> Aim
Return the listing below word for word.

> Data block

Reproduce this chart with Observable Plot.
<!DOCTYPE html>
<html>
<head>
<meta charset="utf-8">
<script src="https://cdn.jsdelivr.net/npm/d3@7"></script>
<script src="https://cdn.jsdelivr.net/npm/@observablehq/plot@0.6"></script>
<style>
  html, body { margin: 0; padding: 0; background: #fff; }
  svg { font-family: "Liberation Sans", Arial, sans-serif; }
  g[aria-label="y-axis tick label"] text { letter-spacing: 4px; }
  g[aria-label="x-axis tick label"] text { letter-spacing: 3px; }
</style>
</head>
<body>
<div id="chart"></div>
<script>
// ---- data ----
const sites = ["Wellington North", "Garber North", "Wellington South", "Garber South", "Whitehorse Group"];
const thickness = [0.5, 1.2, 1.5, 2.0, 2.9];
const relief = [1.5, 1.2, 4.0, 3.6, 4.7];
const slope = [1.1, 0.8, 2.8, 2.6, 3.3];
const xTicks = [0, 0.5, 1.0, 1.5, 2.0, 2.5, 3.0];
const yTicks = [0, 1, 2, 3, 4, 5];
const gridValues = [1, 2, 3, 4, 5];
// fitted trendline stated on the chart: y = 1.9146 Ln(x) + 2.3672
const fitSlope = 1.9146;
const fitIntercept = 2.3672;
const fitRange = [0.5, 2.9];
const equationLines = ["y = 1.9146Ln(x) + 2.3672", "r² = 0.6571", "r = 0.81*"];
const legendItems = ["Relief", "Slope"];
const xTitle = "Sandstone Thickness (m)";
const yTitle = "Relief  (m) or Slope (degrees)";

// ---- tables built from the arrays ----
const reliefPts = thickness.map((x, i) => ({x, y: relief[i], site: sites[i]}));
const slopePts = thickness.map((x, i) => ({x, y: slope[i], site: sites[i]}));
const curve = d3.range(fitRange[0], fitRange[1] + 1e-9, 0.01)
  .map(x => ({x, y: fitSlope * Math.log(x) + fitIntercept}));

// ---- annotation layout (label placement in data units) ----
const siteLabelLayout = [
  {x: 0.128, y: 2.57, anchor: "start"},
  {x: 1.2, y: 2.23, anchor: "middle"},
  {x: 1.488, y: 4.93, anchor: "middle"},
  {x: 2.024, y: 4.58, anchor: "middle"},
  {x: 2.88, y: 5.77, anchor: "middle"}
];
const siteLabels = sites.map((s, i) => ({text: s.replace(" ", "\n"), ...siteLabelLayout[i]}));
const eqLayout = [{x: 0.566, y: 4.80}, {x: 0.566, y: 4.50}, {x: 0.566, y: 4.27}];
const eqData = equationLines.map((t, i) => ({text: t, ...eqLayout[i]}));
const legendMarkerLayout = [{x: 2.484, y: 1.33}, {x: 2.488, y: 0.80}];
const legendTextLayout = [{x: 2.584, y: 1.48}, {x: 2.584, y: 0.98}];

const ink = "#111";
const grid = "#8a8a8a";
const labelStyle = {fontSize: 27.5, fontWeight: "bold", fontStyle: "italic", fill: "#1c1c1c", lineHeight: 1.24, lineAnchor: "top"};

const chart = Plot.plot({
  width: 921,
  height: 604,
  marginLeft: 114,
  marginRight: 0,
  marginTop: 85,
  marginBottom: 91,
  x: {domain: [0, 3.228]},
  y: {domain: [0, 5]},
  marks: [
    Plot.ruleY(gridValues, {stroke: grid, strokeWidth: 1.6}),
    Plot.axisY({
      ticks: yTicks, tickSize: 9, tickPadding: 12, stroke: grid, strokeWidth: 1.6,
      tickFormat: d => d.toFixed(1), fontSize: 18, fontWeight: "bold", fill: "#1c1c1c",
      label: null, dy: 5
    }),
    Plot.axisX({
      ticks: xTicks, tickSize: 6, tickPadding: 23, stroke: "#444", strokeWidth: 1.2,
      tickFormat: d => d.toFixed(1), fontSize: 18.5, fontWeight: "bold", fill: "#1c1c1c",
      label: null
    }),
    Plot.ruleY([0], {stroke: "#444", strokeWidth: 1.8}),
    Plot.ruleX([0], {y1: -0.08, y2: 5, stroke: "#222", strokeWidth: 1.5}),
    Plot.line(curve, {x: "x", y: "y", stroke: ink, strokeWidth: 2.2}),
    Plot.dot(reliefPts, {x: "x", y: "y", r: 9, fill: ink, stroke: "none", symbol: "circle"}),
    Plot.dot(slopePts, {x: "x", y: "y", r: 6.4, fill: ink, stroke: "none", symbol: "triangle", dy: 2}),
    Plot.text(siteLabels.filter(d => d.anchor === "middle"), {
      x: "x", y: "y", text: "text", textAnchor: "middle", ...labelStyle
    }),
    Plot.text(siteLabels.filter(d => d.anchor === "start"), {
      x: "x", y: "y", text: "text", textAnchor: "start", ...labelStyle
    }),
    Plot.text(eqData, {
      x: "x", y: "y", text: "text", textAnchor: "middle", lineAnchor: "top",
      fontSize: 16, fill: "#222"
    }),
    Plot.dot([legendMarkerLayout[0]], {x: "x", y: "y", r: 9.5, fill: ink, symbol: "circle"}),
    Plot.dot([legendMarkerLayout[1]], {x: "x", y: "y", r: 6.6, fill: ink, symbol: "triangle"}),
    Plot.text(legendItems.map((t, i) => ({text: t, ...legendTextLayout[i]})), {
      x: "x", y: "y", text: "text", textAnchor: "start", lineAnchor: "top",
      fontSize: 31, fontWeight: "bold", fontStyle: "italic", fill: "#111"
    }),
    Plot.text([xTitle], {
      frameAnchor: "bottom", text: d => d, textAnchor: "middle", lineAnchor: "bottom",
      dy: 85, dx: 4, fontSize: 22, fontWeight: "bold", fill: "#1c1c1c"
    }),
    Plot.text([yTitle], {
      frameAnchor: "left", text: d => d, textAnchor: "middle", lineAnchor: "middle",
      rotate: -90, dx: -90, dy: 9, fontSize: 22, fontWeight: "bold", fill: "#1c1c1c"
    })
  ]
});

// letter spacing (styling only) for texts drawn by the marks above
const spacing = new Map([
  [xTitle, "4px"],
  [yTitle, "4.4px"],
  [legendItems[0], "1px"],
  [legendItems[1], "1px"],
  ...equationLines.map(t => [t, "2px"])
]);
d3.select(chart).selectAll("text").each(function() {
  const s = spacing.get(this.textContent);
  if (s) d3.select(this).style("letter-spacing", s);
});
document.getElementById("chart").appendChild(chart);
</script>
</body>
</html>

> Answer to this exercise
Reproduce this chart with Observable Plot.
<!DOCTYPE html>
<html>
<head>
<meta charset="utf-8">
<script src="https://cdn.jsdelivr.net/npm/d3@7"></script>
<script src="https://cdn.jsdelivr.net/npm/@observablehq/plot@0.6"></script>
<style>
  html, body { margin: 0; padding: 0; background: #fff; }
  svg { font-family: "Liberation Sans", Arial, sans-serif; }
  g[aria-label="y-axis tick label"] text { letter-spacing: 4px; }
  g[aria-label="x-axis tick label"] text { letter-spacing: 3px; }
</style>
</head>
<body>
<div id="chart"></div>
<script>
// ---- data ----
const sites = ["Wellington North", "Garber North", "Wellington South", "Garber South", "Whitehorse Group"];
const thickness = [0.5, 1.2, 1.5, 2.0, 2.9];
const relief = [1.5, 1.2, 4.0, 3.6, 4.7];
const slope = [1.1, 0.8, 2.8, 2.6, 3.3];
const xTicks = [0, 0.5, 1.0, 1.5, 2.0, 2.5, 3.0];
const yTicks = [0, 1, 2, 3, 4, 5];
const gridValues = [1, 2, 3, 4, 5];
// fitted trendline stated on the chart: y = 1.9146 Ln(x) + 2.3672
const fitSlope = 1.9146;
const fitIntercept = 2.3672;
const fitRange = [0.5, 2.9];
const equationLines = ["y = 1.9146Ln(x) + 2.3672", "r² = 0.6571", "r = 0.81*"];
const legendItems = ["Relief", "Slope"];
const xTitle = "Sandstone Thickness (m)";
const yTitle = "Relief  (m) or Slope (degrees)";

// ---- tables built from the arrays ----
const reliefPts = thickness.map((x, i) => ({x, y: relief[i], site: sites[i]}));
const slopePts = thickness.map((x, i) => ({x, y: slope[i], site: sites[i]}));
const curve = d3.range(fitRange[0], fitRange[1] + 1e-9, 0.01)
  .map(x => ({x, y: fitSlope * Math.log(x) + fitIntercept}));

// ---- annotation layout (label placement in data units) ----
const siteLabelLayout = [
  {x: 0.128, y: 2.57, anchor: "start"},
  {x: 1.2, y: 2.23, anchor: "middle"},
  {x: 1.488, y: 4.93, anchor: "middle"},
  {x: 2.024, y: 4.58, anchor: "middle"},
  {x: 2.88, y: 5.77, anchor: "middle"}
];
const siteLabels = sites.map((s, i) => ({text: s.replace(" ", "\n"), ...siteLabelLayout[i]}));
const eqLayout = [{x: 0.566, y: 4.80}, {x: 0.566, y: 4.50}, {x: 0.566, y: 4.27}];
const eqData = equationLines.map((t, i) => ({text: t, ...eqLayout[i]}));
const legendMarkerLayout = [{x: 2.484, y: 1.33}, {x: 2.488, y: 0.80}];
const legendTextLayout = [{x: 2.584, y: 1.48}, {x: 2.584, y: 0.98}];

const ink = "#111";
const grid = "#8a8a8a";
const labelStyle = {fontSize: 27.5, fontWeight: "bold", fontStyle: "italic", fill: "#1c1c1c", lineHeight: 1.24, lineAnchor: "top"};

const chart = Plot.plot({
  width: 921,
  height: 604,
  marginLeft: 114,
  marginRight: 0,
  marginTop: 85,
  marginBottom: 91,
  x: {domain: [0, 3.228]},
  y: {domain: [0, 5]},
  marks: [
    Plot.ruleY(gridValues, {stroke: grid, strokeWidth: 1.6}),
    Plot.axisY({
      ticks: yTicks, tickSize: 9, tickPadding: 12, stroke: grid, strokeWidth: 1.6,
      tickFormat: d => d.toFixed(1), fontSize: 18, fontWeight: "bold", fill: "#1c1c1c",
      label: null, dy: 5
    }),
    Plot.axisX({
      ticks: xTicks, tickSize: 6, tickPadding: 23, stroke: "#444", strokeWidth: 1.2,
      tickFormat: d => d.toFixed(1), fontSize: 18.5, fontWeight: "bold", fill: "#1c1c1c",
      label: null
    }),
    Plot.ruleY([0], {stroke: "#444", strokeWidth: 1.8}),
    Plot.ruleX([0], {y1: -0.08, y2: 5, stroke: "#222", strokeWidth: 1.5}),
    Plot.line(curve, {x: "x", y: "y", stroke: ink, strokeWidth: 2.2}),
    Plot.dot(reliefPts, {x: "x", y: "y", r: 9, fill: ink, stroke: "none", symbol: "circle"}),
    Plot.dot(slopePts, {x: "x", y: "y", r: 6.4, fill: ink, stroke: "none", symbol: "triangle", dy: 2}),
    Plot.text(siteLabels.filter(d => d.anchor === "middle"), {
      x: "x", y: "y", text: "text", textAnchor: "middle", ...labelStyle
    }),
    Plot.text(siteLabels.filter(d => d.anchor === "start"), {
      x: "x", y: "y", text: "text", textAnchor: "start", ...labelStyle
    }),
    Plot.text(eqData, {
      x: "x", y: "y", text: "text", textAnchor: "middle", lineAnchor: "top",
      fontSize: 16, fill: "#222"
    }),
    Plot.dot([legendMarkerLayout[0]], {x: "x", y: "y", r: 9.5, fill: ink, symbol: "circle"}),
    Plot.dot([legendMarkerLayout[1]], {x: "x", y: "y", r: 6.6, fill: ink, symbol: "triangle"}),
    Plot.text(legendItems.map((t, i) => ({text: t, ...legendTextLayout[i]})), {
      x: "x", y: "y", text: "text", textAnchor: "start", lineAnchor: "top",
      fontSize: 31, fontWeight: "bold", fontStyle: "italic", fill: "#111"
    }),
    Plot.text([xTitle], {
      frameAnchor: "bottom", text: d => d, textAnchor: "middle", lineAnchor: "bottom",
      dy: 85, dx: 4, fontSize: 22, fontWeight: "bold", fill: "#1c1c1c"
    }),
    Plot.text([yTitle], {
      frameAnchor: "left", text: d => d, textAnchor: "middle", lineAnchor: "middle",
      rotate: -90, dx: -90, dy: 9, fontSize: 22, fontWeight: "bold", fill: "#1c1c1c"
    })
  ]
});

// letter spacing (styling only) for texts drawn by the marks above
const spacing = new Map([
  [xTitle, "4px"],
  [yTitle, "4.4px"],
  [legendItems[0], "1px"],
  [legendItems[1], "1px"],
  ...equationLines.map(t => [t, "2px"])
]);
d3.select(chart).selectAll("text").each(function() {
  const s = spacing.get(this.textContent);
  if (s) d3.select(this).style("letter-spacing", s);
});
document.getElementById("chart").appendChild(chart);
</script>
</body>
</html>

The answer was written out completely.